Además, hay que tener en cuenta que, desde su posición de firmes defensores de la supremacía de la nación española, el discurso de muchos líderes políticos autonómicos se ha sustentado, durante décadas, más que en la legítima aspiración a mayores cotas de autonomía para su territorio, en reclamar que el grado de autogobierno vasco y/o catalán no fuera superior al de su comunidad. Y me temo que por ese camino el problema tiene difícil arreglo.

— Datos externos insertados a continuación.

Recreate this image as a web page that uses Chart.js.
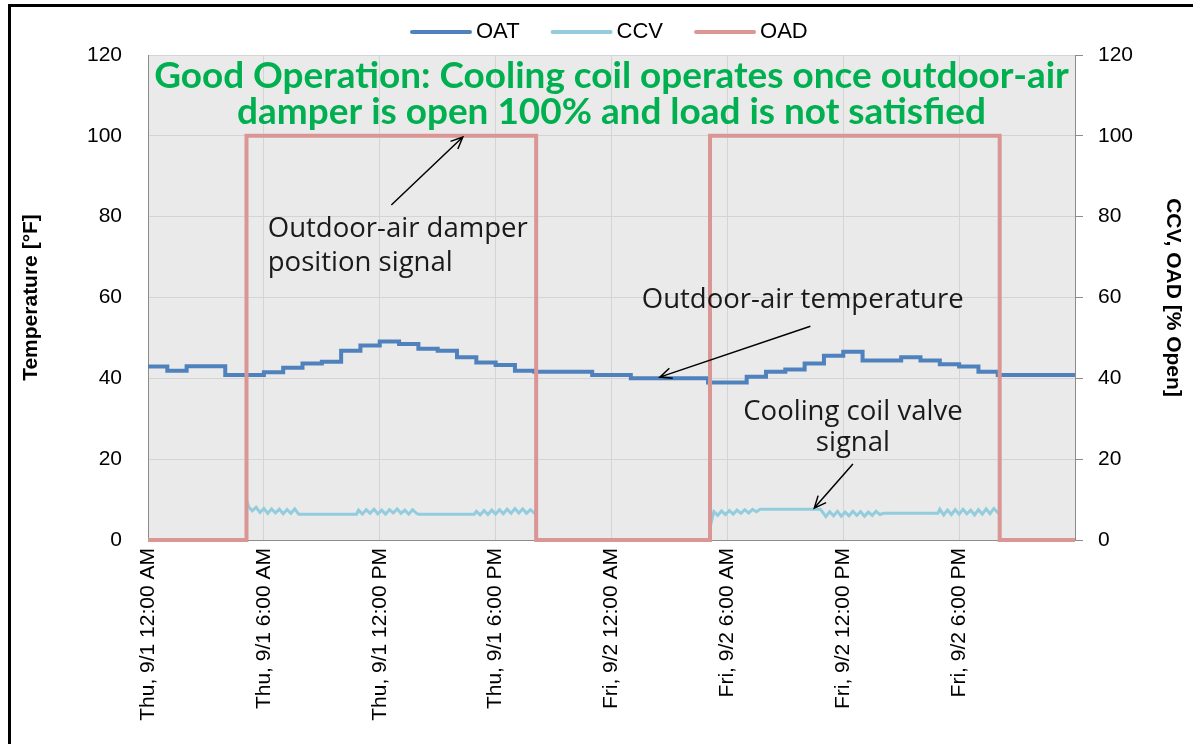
<!DOCTYPE html>
<html>
<head>
<meta charset="utf-8">
<script src="https://cdn.jsdelivr.net/npm/chart.js@4.4.0/dist/chart.umd.min.js"></script>
<style>
html, body { margin: 0; padding: 0; background: #fff; }
#wrap { position: relative; width: 1193px; height: 744px; overflow: hidden; }
#frame { position: absolute; left: 8px; top: 4px; right: -10px; bottom: -10px; border-top: 3px solid #000; border-left: 3px solid #000; pointer-events: none; }
canvas { position: absolute; left: 0; top: 0; }
</style>
</head>
<body>
<div id="wrap"><canvas id="chart" width="1193" height="744"></canvas><div id="frame"></div></div>
<script>
// x axis: hours from Thu 9/1 12:00 AM
const xTickHours = [0, 6, 12, 18, 24, 30, 36, 42, 48];
const xLabels = ['Thu, 9/1 12:00 AM', 'Thu, 9/1 6:00 AM', 'Thu, 9/1 12:00 PM', 'Thu, 9/1 6:00 PM',
                 'Fri, 9/2 12:00 AM', 'Fri, 9/2 6:00 AM', 'Fri, 9/2 12:00 PM', 'Fri, 9/2 6:00 PM', ''];
const yTicks = [0, 20, 40, 60, 80, 100, 120];

// outdoor-air temperature, one reading per hour (degF)
const oatValues = [42.9, 41.9, 43.0, 43.0, 40.8, 40.8, 41.5, 42.6, 43.7, 44.1, 46.8, 48.1,
                   49.1, 48.5, 47.3, 46.8, 45.2, 43.9, 43.3, 41.9, 41.6, 41.6, 41.6, 40.8,
                   40.8, 40.0, 40.0, 40.0, 40.0, 39.0, 39.0, 40.4, 41.6, 42.2, 43.7, 45.6,
                   46.6, 44.4, 44.4, 45.2, 44.4, 43.5, 42.9, 41.6, 40.8, 40.8, 40.8, 40.8, 40.8];
const oatHours = oatValues.map((v, i) => i);

// outdoor-air damper (% open), step changes
const oadHours = [0, 5.1, 20.1, 29.1, 44.1, 48];
const oadValues = [0, 100, 0, 100, 0, 0];

// cooling coil valve (% open)
const ccvHours = [0, 5.1, 5.1, 5.2, 5.4, 5.6, 5.8, 6.0, 6.2, 6.4, 6.6, 6.8, 7.0, 7.2, 7.4, 7.6, 7.8, 8.0,
  10.8, 10.9, 11.1, 11.3, 11.5, 11.7, 11.9, 12.1, 12.3, 12.5, 12.7, 12.9, 13.1, 13.3, 13.5, 13.7, 13.9, 14.0,
  16.9, 17.0, 17.2, 17.4, 17.6, 17.8, 18.0, 18.2, 18.4, 18.6, 18.8, 19.0, 19.2, 19.4, 19.6, 19.8, 20.0, 20.1, 20.1,
  29.1, 29.15, 29.2, 29.3, 29.5, 29.7, 29.9, 30.1, 30.3, 30.5, 30.7, 30.9, 31.1, 31.3, 31.5, 31.7, 31.9,
  34.8, 34.9, 35.1, 35.3, 35.5, 35.7, 35.9, 36.1, 36.3, 36.5, 36.7, 36.9, 37.1, 37.3, 37.5, 37.7, 37.9, 38.1,
  40.9, 41.0, 41.2, 41.4, 41.6, 41.8, 42.0, 42.2, 42.4, 42.6, 42.8, 43.0, 43.2, 43.4, 43.6, 43.8, 44.0, 44.1, 44.1, 48];
const ccvValues = [0, 0, 10.0, 8.3, 7.2, 8.1, 6.8, 7.8, 6.6, 7.7, 6.7, 7.6, 6.5, 7.5, 6.6, 7.7, 6.4, 6.4,
  6.4, 7.4, 6.4, 7.5, 6.6, 7.6, 6.5, 7.4, 6.4, 7.5, 6.7, 7.7, 6.6, 7.4, 6.4, 7.5, 6.6, 6.4,
  6.4, 7.1, 6.2, 7.3, 6.3, 7.4, 6.4, 7.5, 6.5, 7.6, 6.6, 7.8, 6.7, 7.7, 6.6, 7.5, 6.7, 7.2, 0,
  0, 7.0, 5.0, 7.0, 6.1, 7.2, 6.3, 7.3, 6.4, 7.4, 6.6, 7.5, 6.7, 7.6, 7.0, 7.6, 7.6,
  7.6, 7.1, 5.8, 7.0, 6.0, 7.1, 5.9, 6.9, 6.0, 7.1, 6.1, 7.0, 5.9, 6.9, 6.1, 7.1, 6.3, 6.6,
  6.6, 7.6, 6.2, 7.4, 6.3, 7.5, 6.4, 7.6, 6.5, 7.4, 6.2, 7.5, 6.4, 7.7, 6.5, 7.8, 6.8, 7.2, 0, 0];

const pts = (xs, ys) => xs.map((x, i) => ({ x, y: ys[i] }));
const FONT = "'Liberation Sans', Arial, sans-serif";
const TITLE_FONT = "Lato, 'Open Sans', sans-serif";
const NOTE_FONT = "'Open Sans', Lato, sans-serif";

// notes drawn on the plot: [text, hour, value, align]
const noteLines = [
  ['Outdoor-air damper', 6.2, 77, 'left'],
  ['position signal', 6.2, 68.5, 'left'],
  ['Outdoor-air temperature', 33.9, 59.4, 'center'],
  ['Cooling coil valve', 36.5, 31.7, 'center'],
  ['signal', 36.5, 24, 'center']
];
const arrows = [[12.6, 82.9, 16.3, 99.7], [34.3, 52.9, 26.5, 40.3], [36.5, 18.8, 34.5, 7.9]];
const headline = ['Good Operation: Cooling coil operates once outdoor-air', 'damper is open 100% and load is not satisfied'];

const plotBg = {
  id: 'plotBg',
  beforeDraw(chart) {
    const { ctx, chartArea: a } = chart;
    ctx.save();
    ctx.fillStyle = '#EAEAEA';
    ctx.fillRect(a.left, a.top, a.right - a.left, a.bottom - a.top);
    ctx.restore();
  }
};

function arrow(ctx, x1, y1, x2, y2) {
  const a = Math.atan2(y2 - y1, x2 - x1), L = 13, w = 0.42;
  ctx.beginPath();
  ctx.moveTo(x1, y1); ctx.lineTo(x2, y2);
  ctx.moveTo(x2 - L * Math.cos(a - w), y2 - L * Math.sin(a - w));
  ctx.lineTo(x2, y2);
  ctx.lineTo(x2 - L * Math.cos(a + w), y2 - L * Math.sin(a + w));
  ctx.stroke();
}

function fitSize(ctx, text, width, weight, family) {
  ctx.font = `${weight} 20px ${family}`;
  return 20 * width / ctx.measureText(text).width;
}

const notes = {
  id: 'notes',
  afterDraw(chart) {
    const { ctx } = chart;
    const sx = chart.scales.x, sy = chart.scales.y2;
    ctx.save();
    ctx.textBaseline = 'middle';

    // headline
    const hs = fitSize(ctx, headline[0], 915, 'bold', TITLE_FONT);
    ctx.font = `bold ${hs}px ${TITLE_FONT}`;
    ctx.fillStyle = '#00B050';
    ctx.textAlign = 'center';
    ctx.fillText(headline[0], sx.getPixelForValue(24), sy.getPixelForValue(114.8));
    ctx.fillText(headline[1], sx.getPixelForValue(24), sy.getPixelForValue(105.9));

    // callouts
    const ns = fitSize(ctx, 'Outdoor-air temperature', 322, 'normal', NOTE_FONT);
    ctx.font = `${ns}px ${NOTE_FONT}`;
    ctx.fillStyle = '#1a1a1a';
    noteLines.forEach(([t, h, v, al]) => {
      ctx.textAlign = al;
      ctx.fillText(t, sx.getPixelForValue(h), sy.getPixelForValue(v));
    });

    ctx.strokeStyle = '#000';
    ctx.lineWidth = 1.5;
    arrows.forEach(([h1, v1, h2, v2]) => arrow(ctx, sx.getPixelForValue(h1), sy.getPixelForValue(v1), sx.getPixelForValue(h2), sy.getPixelForValue(v2)));

    // legend
    ctx.font = `22px ${FONT}`;
    ctx.textAlign = 'left';
    let x = 412;
    chart.data.datasets.forEach(ds => {
      ctx.strokeStyle = ds.borderColor;
      ctx.lineWidth = 4;
      ctx.lineCap = 'round';
      ctx.beginPath(); ctx.moveTo(x, 32); ctx.lineTo(x + 58, 32); ctx.stroke();
      ctx.fillStyle = '#000';
      ctx.fillText(ds.label, x + 64, 32);
      x += 64 + ctx.measureText(ds.label).width + 33;
    });
    ctx.restore();
  }
};

const tickFont = { family: FONT, size: 21 };

new Chart(document.getElementById('chart'), {
  type: 'line',
  data: {
    datasets: [
      { label: 'OAT', data: pts(oatHours, oatValues), yAxisID: 'y', stepped: true, borderColor: '#4F81BD', borderWidth: 4, order: 3 },
      { label: 'CCV', data: pts(ccvHours, ccvValues), yAxisID: 'y2', borderColor: '#93CDDD', borderWidth: 3, order: 2 },
      { label: 'OAD', data: pts(oadHours, oadValues), yAxisID: 'y2', stepped: true, borderColor: '#D99694', borderWidth: 4, order: 1 }
    ]
  },
  options: {
    responsive: false,
    devicePixelRatio: 1,
    animation: false,
    layout: { padding: { top: 55, left: 0, right: 0, bottom: 0 } },
    elements: { point: { radius: 0 }, line: { tension: 0 } },
    datasets: { line: { clip: false, fill: false } },
    plugins: { legend: { display: false }, tooltip: { enabled: false } },
    scales: {
      x: {
        type: 'linear', min: 0, max: 48,
        afterBuildTicks: s => { s.ticks = xTickHours.map(v => ({ value: v })); },
        afterFit: s => { s.height = 204; },
        ticks: { autoSkip: false, minRotation: 90, maxRotation: 90, padding: 8, color: '#000', font: tickFont,
                 callback: v => xLabels[xTickHours.indexOf(v)] },
        grid: { color: '#D4D4D4', drawTicks: false },
        border: { color: '#8C8C8C' }
      },
      y: {
        position: 'left', min: 0, max: 120,
        afterBuildTicks: s => { s.ticks = yTicks.map(v => ({ value: v })); },
        afterFit: s => { s.width = 148; },
        ticks: { padding: 26, color: '#000', font: tickFont },
        grid: { color: '#D4D4D4', drawTicks: false },
        border: { color: '#8C8C8C' },
        title: { display: true, text: 'Temperature [°F]', color: '#000', font: { family: FONT, size: 21, weight: 'bold' }, padding: { top: 19, bottom: 0 } }
      },
      y2: {
        position: 'right', min: 0, max: 120,
        afterBuildTicks: s => { s.ticks = yTicks.map(v => ({ value: v })); },
        afterFit: s => { s.width = 118; },
        ticks: { padding: 15, color: '#000', font: tickFont },
        grid: { drawOnChartArea: false, drawTicks: true, tickLength: 8, color: '#8C8C8C' },
        border: { color: '#8C8C8C' },
        title: { display: true, text: 'CCV, OAD [% Open]', color: '#000', font: { family: FONT, size: 21, weight: 'bold' }, padding: { top: 8, bottom: 0 } }
      }
    }
  },
  plugins: [plotBg, notes]
});
</script>
</body>
</html>
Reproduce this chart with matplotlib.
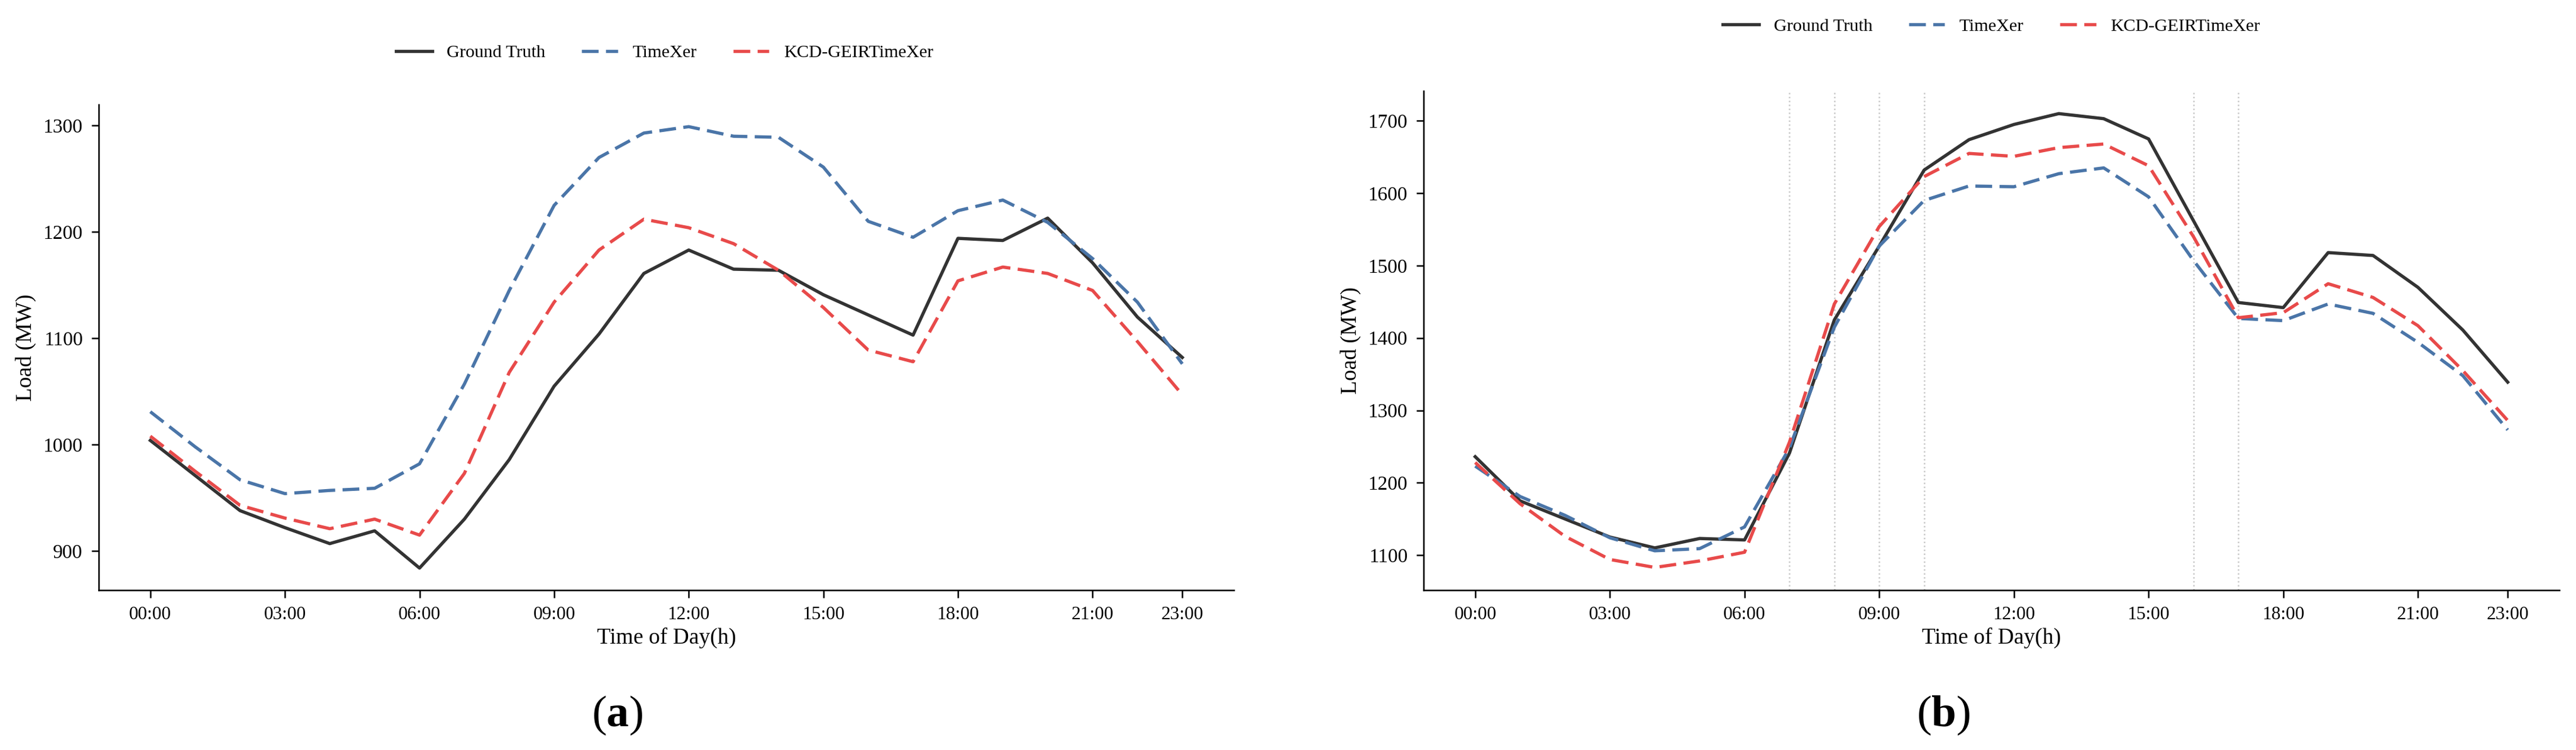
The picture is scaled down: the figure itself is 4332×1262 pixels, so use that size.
import numpy as np
import matplotlib
matplotlib.use('Agg')
from matplotlib import pyplot as plt

plt.rcParams['font.family'] = ['Liberation Serif', 'DejaVu Serif']
plt.rcParams['mathtext.fontset'] = 'custom'
plt.rcParams['mathtext.rm'] = 'Liberation Serif'
plt.rcParams['mathtext.bf'] = 'Liberation Serif:bold'

hours = list(range(24))
tick_hours = [0, 3, 6, 9, 12, 15, 18, 21, 23]
tick_labels = ['00:00', '03:00', '06:00', '09:00', '12:00', '15:00', '18:00', '21:00', '23:00']

# panel (a)
truth_a = [1004, 971, 938, 922, 907, 919, 884, 930, 986, 1055, 1104, 1161,
           1183, 1165, 1164, 1141, 1122, 1103, 1194, 1192, 1213, 1171, 1120, 1082]
timexer_a = [1031, 998, 967, 954, 957, 959, 982, 1057, 1145, 1225, 1270, 1293,
             1299, 1290, 1289, 1261, 1210, 1195, 1220, 1230, 1209, 1175, 1134, 1076]
kcd_a = [1008, 975, 943, 931, 921, 930, 915, 973, 1068, 1134, 1183, 1212,
         1204, 1189, 1164, 1129, 1089, 1078, 1154, 1167, 1161, 1145, 1097, 1047]

# panel (b)
truth_b = [1236, 1175, 1150, 1125, 1110, 1123, 1121, 1241, 1425, 1527, 1632, 1674,
           1695, 1710, 1703, 1675, 1562, 1449, 1442, 1518, 1514, 1470, 1411, 1339]
timexer_b = [1223, 1181, 1155, 1124, 1106, 1109, 1139, 1248, 1415, 1527, 1590, 1610,
             1609, 1627, 1635, 1595, 1507, 1427, 1424, 1447, 1434, 1394, 1348, 1273]
kcd_b = [1228, 1171, 1126, 1094, 1083, 1092, 1104, 1256, 1447, 1554, 1623, 1655,
         1651, 1663, 1668, 1638, 1540, 1428, 1435, 1475, 1456, 1417, 1355, 1286]
marker_hours_b = [7, 8, 9, 10, 16, 17]

names = ['Ground Truth', 'TimeXer', 'KCD-GEIRTimeXer']
c_truth = '#333333'
c_timexer = '#4a75a8'
c_kcd = '#e84a4a'
dash = (5.2, 2.3)

W, H = 4332, 1262
fig = plt.figure(figsize=(W / 300, H / 300), dpi=300)
ax_a = fig.add_axes([166 / W, 1 - 993 / H, 1909 / W, 817 / H])
ax_b = fig.add_axes([2394 / W, 1 - 993 / H, 1910 / W, 840 / H])


def draw_panel(ax, truth, timexer, kcd):
    ax.plot(hours, truth, color=c_truth, lw=1.3, label=names[0])
    ax.plot(hours, timexer, color=c_timexer, lw=1.3, linestyle=(0, dash), label=names[1])
    ax.plot(hours, kcd, color=c_kcd, lw=1.3, linestyle=(0, dash), label=names[2])
    ax.set_xticks(tick_hours)
    ax.set_xticklabels(tick_labels)
    ax.tick_params(axis='x', labelsize=7.5, width=0.6, length=3)
    ax.tick_params(axis='y', labelsize=8, width=0.6, length=3)
    ax.set_xlabel('Time of Day(h)', fontsize=9, labelpad=1.5)
    ax.set_ylabel('Load (MW)', fontsize=9)
    ax.yaxis.set_label_coords(-0.055, 0.5)
    for side in ['top', 'right']:
        ax.spines[side].set_visible(False)
    for side in ['left', 'bottom']:
        ax.spines[side].set_linewidth(0.6)


draw_panel(ax_a, truth_a, timexer_a, kcd_a)
draw_panel(ax_b, truth_b, timexer_b, kcd_b)
for h in marker_hours_b:
    ax_b.axvline(h, color='#c8c8c8', lw=0.6, linestyle=':', zorder=0)

ax_a.legend(loc='center', bbox_to_anchor=(0.4985, 1.107), ncol=3, frameon=False, fontsize=7.3)
ax_b.legend(loc='center', bbox_to_anchor=(0.5, 1.1295), ncol=3, frameon=False, fontsize=7.3)

fig.text(1038 / W, 1 - 1204 / H, r'$(\mathbf{a})$', ha='center', va='center', fontsize=18)
fig.text(3268 / W, 1 - 1204 / H, r'$(\mathbf{b})$', ha='center', va='center', fontsize=18)

fig.savefig('out.png', dpi=300)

Es evidente que la vieja cuestión territorial no va a encontrar solución en el marco de la Constitución de 1978. En cualquier caso, a la vista del cariz que ha tomando el asunto catalán, incluso si fuerzas políticas mayoritarias en el Estado propician la redacción de una nueva Constitución, será difícil que Catalunya se conforme sólo con su reconocimiento como nación. Lo previsible es que reivindique estatus de Estado. Y para que esto fuera posible sin romper definitivamente la baraja (obviamente, todo va a depender de la correlación de fuerzas que resulte del actual procés), la única alternativa teórica factible es un nuevo Estado Confederal que sustituya al viejo Estado-nación español.

En ese escenario -que es del todo improbable que sea aceptado por los defensores a ultranza de la supremacía de la nación española y de su exclusivo derecho a constituirse como Estado-, la nación vasca no se quedará atrás en la reivindicación de tener estatus de Estado, por mucho que se pretenda retorcer ilimitadamente la vieja estrategia de la foralidad.

Quizás el planteamiento de un Estado Confederal sea sólo política-ficción. Pero, a la vista de lo que puede suceder en Catalunya (y cualquier año de estos en el País Vasco), es conveniente prever soluciones imaginativas que permitan resolver la cuestión territorial por vías democráticas y pacíficas. No tan lejanos en el tiempo, hay suficientes malos ejemplos de constitución de nuevos estados en Europa por otras vías como para sentarse tranquilamente a esperar a que llegue alguna coyuntura en que soluciones no democráticas ni pacíficas acaben siendo o, al menos, pareciendo factibles.